Need some extra help selling your next project? Here's how you can use 3D real estate renderings to pre-sell construction projects.
If you want to sell your next construction project, sell more than just an idea and the promise of a 'beautiful skyline.' Sell a story.
Give your building light, style, and life with state-of-the-art real estate renderings. You won't want to cut corners here.
A 3D rendering of the interior and exterior of your project allows potential clients to form an emotional attachment through visualization.
Help them see a home filled with sleek and modern furniture, and the sky glowing blue before dawn just outside their window. With your promise to make this appealing fantasy come to life, it won't be much harder to convince them to invest.
Keep reading to find out how to use 3D real estate renderings to make your next construction project come to life.
Pre-Selling a Project with Real Estate Renderings
You have to spend money to make money. But where do you get it from in the first place?
Pre-selling condos in a new luxury building can support the cost of production. Clients are essentially paying the company to build their home, which may come at a lower price than the finished condos as an incentive.
More equity capital means fewer loans in the long run, so get as many pre-sales as possible.
Without these investments, future loans become more difficult to get. Some investors even require a certain number of initial buyers before approving a loan.
When selling your vision to potential clients, it will put them at east to know you've understood the risks involved.
These risks include:
- Demand for property lessens and no one moves into the space
- Lack of funds to repay loans or complete the project
- Property loses value once built due to declining market
- Construction delays
- The completed structure being less or different than expectations
Several laws and regulations exist to minimize these risks for buyers. But showing that you are aware of the importance of this agreement can help establish rapport between the company and their primary investors -- the clients.
How to Make a 3D Model that Sells
More than just your good intentions, you'll need a stunning design plan to sell what is virtually just an idea. Queue the real estate renderings.
Here are a few crucial tips to give your architectural models the touch of realism they need to sell.
Tell a Story
First and foremost, you're selling a story, not a building. Mostly because you don't have a building yet.
Providing context, such as the surrounding neighborhood, in your real estate renderings sets the backdrop of the life someone could live there.

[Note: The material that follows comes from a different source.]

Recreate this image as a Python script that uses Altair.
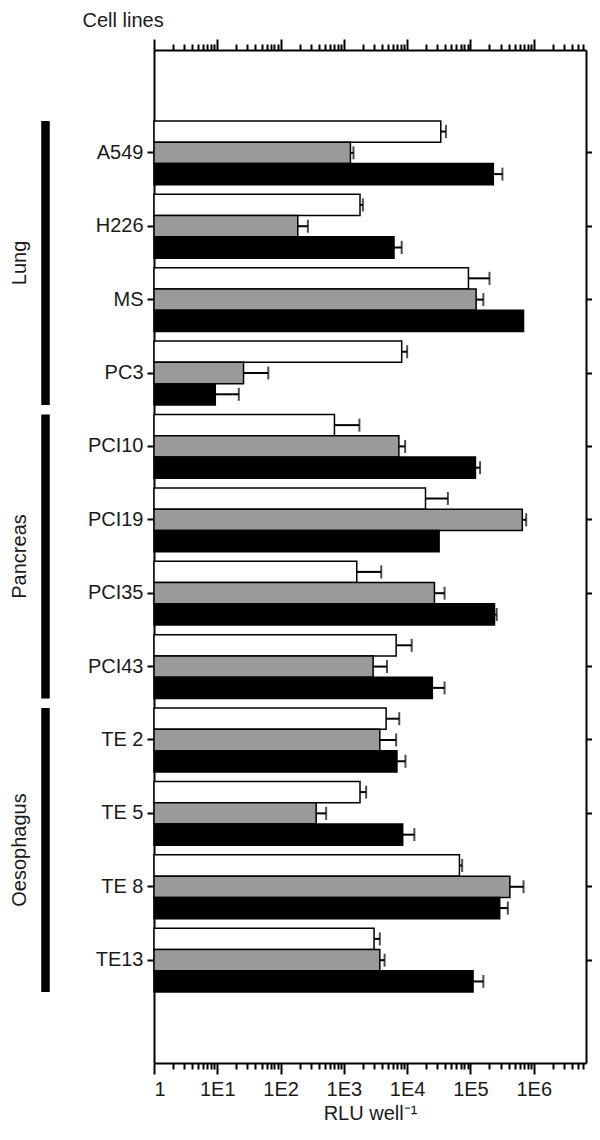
import altair as alt
import pandas as pd

# ---- data ----
cells = ["A549", "H226", "MS", "PC3", "PCI10", "PCI19", "PCI35", "PCI43",
         "TE 2", "TE 5", "TE 8", "TE13"]
series = ["open", "grey", "filled"]

open_vals = [3.4e4, 1.8e3, 9.3e4, 8.2e3, 710, 1.95e4, 1.6e3, 6.7e3, 4.65e3, 1.8e3, 6.7e4, 3.0e3]
open_err = [4.1e4, 2.0e3, 2.0e5, 1.0e4, 1.76e3, 4.4e4, 3.9e3, 1.18e4, 7.5e3, 2.25e3, 7.4e4, 3.7e3]
grey_vals = [1.27e3, 187, 1.23e5, 26, 7.4e3, 6.6e5, 2.7e4, 2.9e3, 3.7e3, 365, 4.2e5, 3.7e3]
grey_err = [1.42e3, 270, 1.6e5, 64, 9.3e3, 7.6e5, 3.9e4, 4.8e3, 6.7e3, 525, 6.9e5, 4.4e3]
filled_vals = [2.3e5, 6.2e3, 6.9e5, 9.3, 1.2e5, 3.2e4, 2.4e5, 2.5e4, 6.9e3, 8.5e3, 2.9e5, 1.1e5]
filled_err = [3.2e5, 8.2e3, None, 21.9, 1.42e5, None, 2.6e5, 3.9e4, 9.4e3, 1.3e4, 3.9e5, 1.6e5]

groups = ["Lung", "Pancreas", "Oesophagus"]
group_first = ["A549", "PCI10", "TE 2"]
group_last = ["PC3", "PCI43", "TE13"]
group_mid = ["H226", "PCI19", "TE 5"]

x_min = 1
x_max = 6.7e6
tick_vals = [k * 10 ** d for d in range(0, 7) for k in range(1, 10) if k * 10 ** d <= x_max]

# ---- tables ----
rows = []
for i, c in enumerate(cells):
    for s, vals, errs in ((series[0], open_vals, open_err),
                          (series[1], grey_vals, grey_err),
                          (series[2], filled_vals, filled_err)):
        rows.append({"cell": c, "series": s, "value": vals[i], "err": errs[i]})
df = pd.DataFrame(rows)
gdf = pd.DataFrame({"group": groups, "first": group_first, "last": group_last, "mid": group_mid})

FONT = "Liberation Sans"
TXT = "#1a1a1a"

major = "abs(log(datum.value)/LN10 - round(log(datum.value)/LN10)) < 0.001"
label_expr = f"{major} ? (datum.value == 1 ? '1' : '1E' + round(log(datum.value)/LN10)) : ''"
tick_size = {"expr": f"{major} ? 11 : 6"}

xscale = alt.Scale(type="log", domain=[x_min, x_max], nice=False)
yscale = alt.Scale(domain=cells, paddingInner=0.13, paddingOuter=0.966)
offscale = alt.Scale(domain=series, paddingInner=0, paddingOuter=0)

bars = alt.Chart(df).mark_bar(stroke="black", strokeWidth=1.5).encode(
    x=alt.X("value:Q", scale=xscale,
            axis=alt.Axis(orient="bottom", values=tick_vals, labelExpr=label_expr,
                          tickSize=tick_size, labelOverlap=False, labelPadding=5,
                          grid=False, title="RLU well\u207b\u00b9", titlePadding=4)),
    x2=alt.datum(x_min),
    y=alt.Y("cell:N", scale=yscale,
            axis=alt.Axis(orient="left", tickSize=7, labelPadding=4, grid=False,
                          title="Cell lines", titleAngle=0, titleAlign="left",
                          titleBaseline="middle", titleX=-72, titleY=-30)),
    yOffset=alt.YOffset("series:N", scale=offscale),
    fill=alt.Fill("series:N", scale=alt.Scale(domain=series, range=["white", "#9a9a9a", "black"]),
                  legend=None),
)

err_rules = alt.Chart(df).transform_filter("isValid(datum.err)").mark_rule(
    color="black", strokeWidth=2).encode(
    x=alt.X("value:Q", scale=xscale,
            axis=alt.Axis(orient="top", values=tick_vals, labels=False, tickSize=tick_size,
                          grid=False, title=None)),
    x2="err:Q",
    y=alt.Y("cell:N", scale=yscale,
            axis=alt.Axis(orient="right", labels=False, tickSize=6, grid=False, title=None)),
    yOffset=alt.YOffset("series:N", scale=offscale),
)

caps = alt.Chart(df).transform_filter("isValid(datum.err)").mark_tick(
    color="black", thickness=2, size=13).encode(
    x=alt.X("err:Q", scale=xscale, axis=None),
    y=alt.Y("cell:N", scale=yscale, axis=None),
    yOffset=alt.YOffset("series:N", scale=offscale),
)

grp_rules = alt.Chart(gdf).mark_rule(color="black", strokeWidth=8.5).encode(
    x=alt.value(-108.5),
    y=alt.Y("first:N", scale=yscale, axis=None, bandPosition=0),
    y2=alt.Y2("last:N", bandPosition=1),
)

grp_text = alt.Chart(gdf).mark_text(angle=270, fontSize=20, font=FONT, color=TXT,
                                    align="center", baseline="middle", dx=-4.75).encode(
    x=alt.value(-134),
    y=alt.Y("mid:N", scale=yscale, axis=None, bandPosition=1),
    text="group:N",
)

chart = alt.layer(bars, err_rules, caps, grp_rules, grp_text).resolve_axis(
    x="independent", y="independent"
).properties(
    width=432, height=1013,
    padding={"left": 146, "top": 42, "right": 6, "bottom": 65},
    autosize=alt.AutoSizeParams(type="none"),
).configure_view(stroke=None).configure_axis(
    domainColor="black", domainWidth=2, tickColor="black", tickWidth=2,
    labelFont=FONT, labelFontSize=20, labelColor=TXT,
    titleFont=FONT, titleFontSize=20, titleColor=TXT, titleFontWeight="normal",
)

chart.save("out.html", embed_options={"renderer": "svg", "actions": False})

Maybe the building has a line of trees canopying the road out front. A potential client may see that as the perfect setting for their morning run and be more inclined to look for more features they like.
Give Your Architectural Rendering the Right Mood
Draw in your target demographic with a consistent mood or style in your 3D rendering. Architecture software makes it easy to fill up one space many times to explore different styles and the room's versatility.
The main thing to remember is consistency.
Trendy goes with trendy. Modern goes with modern. This includes everything from furniture and fixtures, all the day down to the temperature of light filling the room.
Keep the mood in mind while staging the space to further build a story.
Give the Rendering Some Photorealism
If you've ever seen a really convincing robot or watched a zombie movie, you're familiar with the uncanny valley. That feeling of discomfort when you look at something that 'isn't quite right.'
Well, the same applies to your real estate renderings. If it looks like it belongs in a game of Sims, clients probably won't be able to envision making it their home.
Luckily, there are numerous tricks to turn an unconvincing model into an attractive investment.
- Depth of Field - Give a flat image some depth by focusing on one aspect and slightly blurring everything else. This creates the illusion of distance between objects in the field of view.
- Physics - Nothing breaks the illusion of authenticity faster than noticing something physically impossible in a 3D rendering.
- Blooms or flares - Designers often mimic the imperfections captured on physical cameras, such as light flares or blooms. You may notice street lamps or other light sources bleeding into the surrounding area in pictures. A little touch of this in your rendering makes it feel more like a traditional photo taken of a real building.
- Distortion - Similarly, barrel distortion mimics a physical lens. It makes a room seem oddly proportioned, but the image more realistic.
Composition Rules to Keep
- Diagonal Death - Frame a space so some diagonal lines "die," or trail off to the corners of the photo, pulling in the viewer's focus.
- True North Verticals - Architects have long realized this skill, but if you render tall buildings, keep the lines vertical. This is basically the equivalent of a vertical tilt correction feature on your smartphone camera, but it keeps the building from looming over the viewer and makes the image more visually pleasing.
- The Golden Ration (aka the Rule of Thirds) - If you've ever walked by a film or photography class, you've heard of the rule of thirds. Divide the image into nine squares like the Brady Bunch and set a focal point of the image (some object, person, etc.) on one of the four inside intersections.
- Don't Fall Flat - When objects in your virtual room, like a table and a dresser, end in the same spot, their edges form a straight line called a coincident edge, that robs your image of depth. Keep the room from looking flat and awkward by leaving each object a little room to exist.